Di dalam ruangan, Skylar tengah ditangani. Seperti yang dibilang tadi, lukanya tidak seberapa, apalagi fatal. Sayangnya, Asha terus saja mengomel.
"Makanya, kalau pacar lagi ngambek tuh dibujuk, bukannya malah ditinggalin main basket."
Skylar mengambil udara banyak-banyak dan mengembuskannya secara perlahan. "Aku kapten mereka, Yang. Masa mereka latihan, akunya izin terus?" Dia berusaha berbicara dengan nada lemah lembut.
Namun, decakan Asha kembali terdengar. "Oh, jadi pentingan tim kamu daripada aku?"
"Gak gitu." Skylar buru-buru menyangkal. Jujur, kesabarannya makin menipis. "Basket hobi aku, apalagi aku dapat kepercayaan dari kapten sebelumnya untuk mimpin tim basket sekolah kita."
Asha membuang muka dan bersedekap. Dia mendengkus. "Huh, tetap aja, kamu jatuh tadi itu karma!"
Bicaranya memang pelan, tetapi Skylar masih bisa mendengar. Cowok itu makin emosi saja. Rasanya sekarang ini dia ingin meledakan amarahnya sampai puas. "Kalau aku dipecat dari jabatan kapten gimana?"
"Gak masalah. Kalau mau, aku bisa sogok pengurus tim basket sekolah buat jadiin kamu kapten tetap sampai kamu bosan!"

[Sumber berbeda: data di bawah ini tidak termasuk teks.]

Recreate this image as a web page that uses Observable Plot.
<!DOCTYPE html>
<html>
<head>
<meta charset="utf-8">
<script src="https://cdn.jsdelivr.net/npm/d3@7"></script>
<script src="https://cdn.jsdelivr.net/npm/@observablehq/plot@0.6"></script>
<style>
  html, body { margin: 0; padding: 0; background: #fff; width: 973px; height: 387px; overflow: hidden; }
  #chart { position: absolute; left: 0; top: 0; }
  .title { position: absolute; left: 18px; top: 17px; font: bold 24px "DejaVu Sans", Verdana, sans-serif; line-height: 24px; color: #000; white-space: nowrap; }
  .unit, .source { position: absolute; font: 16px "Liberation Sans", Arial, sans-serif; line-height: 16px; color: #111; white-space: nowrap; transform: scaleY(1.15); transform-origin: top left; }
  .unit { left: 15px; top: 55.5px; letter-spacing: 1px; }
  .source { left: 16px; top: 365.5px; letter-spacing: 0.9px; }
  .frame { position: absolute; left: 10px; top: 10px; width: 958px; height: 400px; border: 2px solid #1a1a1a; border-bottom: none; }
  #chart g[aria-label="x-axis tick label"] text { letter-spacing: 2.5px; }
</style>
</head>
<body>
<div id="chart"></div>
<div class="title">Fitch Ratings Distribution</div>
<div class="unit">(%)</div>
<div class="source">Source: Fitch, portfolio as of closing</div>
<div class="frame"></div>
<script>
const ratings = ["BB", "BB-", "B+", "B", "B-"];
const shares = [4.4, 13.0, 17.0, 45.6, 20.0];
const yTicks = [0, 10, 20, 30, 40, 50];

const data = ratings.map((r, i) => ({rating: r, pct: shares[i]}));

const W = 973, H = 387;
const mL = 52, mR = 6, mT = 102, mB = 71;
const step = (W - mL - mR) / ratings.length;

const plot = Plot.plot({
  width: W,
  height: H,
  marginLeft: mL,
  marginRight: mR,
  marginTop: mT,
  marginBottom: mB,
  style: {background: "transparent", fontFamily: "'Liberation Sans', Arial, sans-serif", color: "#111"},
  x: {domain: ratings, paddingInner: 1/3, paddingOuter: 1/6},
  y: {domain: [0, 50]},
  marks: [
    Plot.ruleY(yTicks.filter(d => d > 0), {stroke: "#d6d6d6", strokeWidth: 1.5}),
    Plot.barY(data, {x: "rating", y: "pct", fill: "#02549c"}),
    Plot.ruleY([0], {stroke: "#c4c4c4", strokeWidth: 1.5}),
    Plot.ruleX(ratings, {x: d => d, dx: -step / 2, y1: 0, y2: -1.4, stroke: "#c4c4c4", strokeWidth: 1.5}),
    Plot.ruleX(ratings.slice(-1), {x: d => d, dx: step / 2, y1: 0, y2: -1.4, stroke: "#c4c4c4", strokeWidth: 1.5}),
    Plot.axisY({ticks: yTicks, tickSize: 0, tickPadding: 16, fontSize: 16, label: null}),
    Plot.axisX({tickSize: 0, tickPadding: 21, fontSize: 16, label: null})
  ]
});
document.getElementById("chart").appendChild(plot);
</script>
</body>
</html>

Bisa dibilang sekarang Skylar kalah telak. Ucapan Asha tidak bohong, cewek itu memang kelebihan uang sampai bisa membeli apa pun. Namun, sekarang duduk masalahnya bukan di sana, kan?
"Kenapa dibuat ribet sih, Yang? Aku cuma mau main basket aja."
"Ya itu salah! Kamu harusnya bujuk aku dulu, sampe aku luluh, terus pikirin dunia kamu!" balas Asha, tegas lagi mutlak.